■ **PROMPT**:
Write the lines out exactly as they stand, from the one containing "Recreate this image" through the one containing "dc_i = [1.58, 1.33, 1.00, 0.843, 0.653, 0.0439, 0.00312]", and only those. Omit pictures.

■ **DATA ENTRIES**:
-=-=-=-=-

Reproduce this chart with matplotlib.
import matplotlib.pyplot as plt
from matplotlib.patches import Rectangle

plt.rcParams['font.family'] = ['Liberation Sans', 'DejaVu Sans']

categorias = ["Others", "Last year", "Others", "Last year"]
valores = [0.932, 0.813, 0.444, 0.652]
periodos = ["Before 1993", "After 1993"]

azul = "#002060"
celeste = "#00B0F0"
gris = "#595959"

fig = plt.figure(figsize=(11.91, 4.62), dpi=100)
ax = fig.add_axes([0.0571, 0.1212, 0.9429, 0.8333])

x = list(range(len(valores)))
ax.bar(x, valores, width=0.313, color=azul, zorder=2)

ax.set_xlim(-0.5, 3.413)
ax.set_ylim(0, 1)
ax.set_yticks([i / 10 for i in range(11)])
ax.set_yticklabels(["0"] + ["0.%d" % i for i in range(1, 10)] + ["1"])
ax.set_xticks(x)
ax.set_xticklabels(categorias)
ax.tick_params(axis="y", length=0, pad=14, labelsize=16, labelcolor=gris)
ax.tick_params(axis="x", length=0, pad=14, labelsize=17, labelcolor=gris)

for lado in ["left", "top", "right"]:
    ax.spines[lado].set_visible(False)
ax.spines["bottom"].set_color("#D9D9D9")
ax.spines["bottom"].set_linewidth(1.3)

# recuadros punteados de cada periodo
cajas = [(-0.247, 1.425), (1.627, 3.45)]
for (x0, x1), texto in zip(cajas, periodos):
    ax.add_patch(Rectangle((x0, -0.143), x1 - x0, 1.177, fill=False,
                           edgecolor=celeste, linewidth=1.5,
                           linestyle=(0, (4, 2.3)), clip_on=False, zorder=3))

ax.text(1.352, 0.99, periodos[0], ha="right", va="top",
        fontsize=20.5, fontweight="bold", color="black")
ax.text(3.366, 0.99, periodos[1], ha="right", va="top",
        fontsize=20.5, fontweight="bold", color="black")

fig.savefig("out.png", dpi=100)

-=-=-=-=-

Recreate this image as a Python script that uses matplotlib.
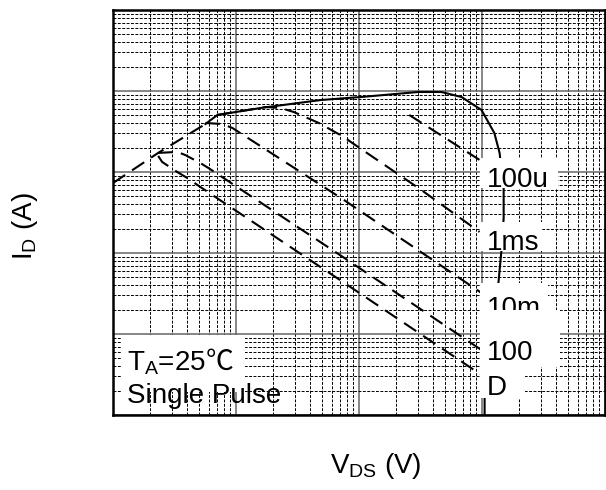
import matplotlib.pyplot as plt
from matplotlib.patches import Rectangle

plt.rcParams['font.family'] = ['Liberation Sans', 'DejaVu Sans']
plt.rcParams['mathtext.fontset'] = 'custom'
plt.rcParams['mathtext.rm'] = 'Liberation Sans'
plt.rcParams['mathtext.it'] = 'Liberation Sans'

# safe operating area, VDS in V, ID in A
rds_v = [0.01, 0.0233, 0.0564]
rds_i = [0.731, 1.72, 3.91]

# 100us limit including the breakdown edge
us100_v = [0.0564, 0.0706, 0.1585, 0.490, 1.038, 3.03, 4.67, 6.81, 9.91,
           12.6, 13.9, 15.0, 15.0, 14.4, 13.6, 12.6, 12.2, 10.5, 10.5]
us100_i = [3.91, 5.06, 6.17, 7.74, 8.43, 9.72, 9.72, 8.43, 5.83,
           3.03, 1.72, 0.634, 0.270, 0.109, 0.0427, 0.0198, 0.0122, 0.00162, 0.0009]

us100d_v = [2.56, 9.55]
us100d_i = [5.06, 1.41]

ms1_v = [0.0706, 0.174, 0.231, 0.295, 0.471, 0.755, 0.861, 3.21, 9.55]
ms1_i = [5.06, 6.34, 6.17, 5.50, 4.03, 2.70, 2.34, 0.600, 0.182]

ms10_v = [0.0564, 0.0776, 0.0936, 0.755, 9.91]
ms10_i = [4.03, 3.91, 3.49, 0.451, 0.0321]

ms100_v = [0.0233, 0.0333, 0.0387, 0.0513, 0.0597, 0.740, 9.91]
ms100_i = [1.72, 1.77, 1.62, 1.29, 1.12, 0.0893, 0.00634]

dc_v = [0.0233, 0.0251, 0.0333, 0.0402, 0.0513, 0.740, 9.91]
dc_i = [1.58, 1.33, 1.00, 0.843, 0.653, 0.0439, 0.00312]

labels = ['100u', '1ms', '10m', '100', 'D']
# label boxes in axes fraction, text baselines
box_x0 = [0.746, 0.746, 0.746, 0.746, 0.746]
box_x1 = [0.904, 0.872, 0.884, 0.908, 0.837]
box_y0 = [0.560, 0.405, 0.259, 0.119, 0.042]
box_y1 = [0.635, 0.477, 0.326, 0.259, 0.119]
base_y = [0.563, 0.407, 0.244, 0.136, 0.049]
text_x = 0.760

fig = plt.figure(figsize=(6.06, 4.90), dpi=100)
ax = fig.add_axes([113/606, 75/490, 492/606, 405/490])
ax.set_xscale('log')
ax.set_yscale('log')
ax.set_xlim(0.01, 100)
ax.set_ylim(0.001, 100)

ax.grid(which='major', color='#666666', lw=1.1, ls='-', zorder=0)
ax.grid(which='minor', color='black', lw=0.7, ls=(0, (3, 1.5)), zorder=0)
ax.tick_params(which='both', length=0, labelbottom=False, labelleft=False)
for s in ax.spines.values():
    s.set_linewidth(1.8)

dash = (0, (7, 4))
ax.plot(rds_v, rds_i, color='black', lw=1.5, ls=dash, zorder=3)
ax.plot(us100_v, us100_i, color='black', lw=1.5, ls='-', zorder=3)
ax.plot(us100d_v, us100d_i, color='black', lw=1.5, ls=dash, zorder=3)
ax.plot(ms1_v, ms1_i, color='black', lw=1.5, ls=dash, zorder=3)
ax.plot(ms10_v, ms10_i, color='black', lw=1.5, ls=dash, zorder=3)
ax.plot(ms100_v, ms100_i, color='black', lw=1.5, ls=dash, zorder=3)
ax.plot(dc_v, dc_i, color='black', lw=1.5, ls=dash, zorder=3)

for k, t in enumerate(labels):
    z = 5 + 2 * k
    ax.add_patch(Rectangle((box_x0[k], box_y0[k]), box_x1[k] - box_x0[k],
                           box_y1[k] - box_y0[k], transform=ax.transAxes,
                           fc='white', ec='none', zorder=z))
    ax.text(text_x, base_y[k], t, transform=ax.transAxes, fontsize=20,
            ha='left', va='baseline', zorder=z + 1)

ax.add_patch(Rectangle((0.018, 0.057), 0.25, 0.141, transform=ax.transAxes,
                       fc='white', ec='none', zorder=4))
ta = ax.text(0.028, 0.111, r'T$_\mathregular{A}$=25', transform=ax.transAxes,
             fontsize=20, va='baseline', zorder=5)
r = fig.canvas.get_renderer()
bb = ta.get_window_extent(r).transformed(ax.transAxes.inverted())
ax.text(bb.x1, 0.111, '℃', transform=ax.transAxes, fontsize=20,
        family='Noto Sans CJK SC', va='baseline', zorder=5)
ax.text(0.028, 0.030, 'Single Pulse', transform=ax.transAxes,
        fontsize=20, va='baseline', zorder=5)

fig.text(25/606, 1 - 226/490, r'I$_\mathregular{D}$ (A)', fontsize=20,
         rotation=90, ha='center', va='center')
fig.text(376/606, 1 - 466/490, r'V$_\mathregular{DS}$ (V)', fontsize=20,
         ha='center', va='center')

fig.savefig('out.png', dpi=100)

-=-=-=-=-

■ **ANSWER**:
Recreate this image as a Python script that uses matplotlib.
import matplotlib.pyplot as plt
from matplotlib.patches import Rectangle

plt.rcParams['font.family'] = ['Liberation Sans', 'DejaVu Sans']
plt.rcParams['mathtext.fontset'] = 'custom'
plt.rcParams['mathtext.rm'] = 'Liberation Sans'
plt.rcParams['mathtext.it'] = 'Liberation Sans'

# safe operating area, VDS in V, ID in A
rds_v = [0.01, 0.0233, 0.0564]
rds_i = [0.731, 1.72, 3.91]

# 100us limit including the breakdown edge
us100_v = [0.0564, 0.0706, 0.1585, 0.490, 1.038, 3.03, 4.67, 6.81, 9.91,
           12.6, 13.9, 15.0, 15.0, 14.4, 13.6, 12.6, 12.2, 10.5, 10.5]
us100_i = [3.91, 5.06, 6.17, 7.74, 8.43, 9.72, 9.72, 8.43, 5.83,
           3.03, 1.72, 0.634, 0.270, 0.109, 0.0427, 0.0198, 0.0122, 0.00162, 0.0009]

us100d_v = [2.56, 9.55]
us100d_i = [5.06, 1.41]

ms1_v = [0.0706, 0.174, 0.231, 0.295, 0.471, 0.755, 0.861, 3.21, 9.55]
ms1_i = [5.06, 6.34, 6.17, 5.50, 4.03, 2.70, 2.34, 0.600, 0.182]

ms10_v = [0.0564, 0.0776, 0.0936, 0.755, 9.91]
ms10_i = [4.03, 3.91, 3.49, 0.451, 0.0321]

ms100_v = [0.0233, 0.0333, 0.0387, 0.0513, 0.0597, 0.740, 9.91]
ms100_i = [1.72, 1.77, 1.62, 1.29, 1.12, 0.0893, 0.00634]

dc_v = [0.0233, 0.0251, 0.0333, 0.0402, 0.0513, 0.740, 9.91]
dc_i = [1.58, 1.33, 1.00, 0.843, 0.653, 0.0439, 0.00312]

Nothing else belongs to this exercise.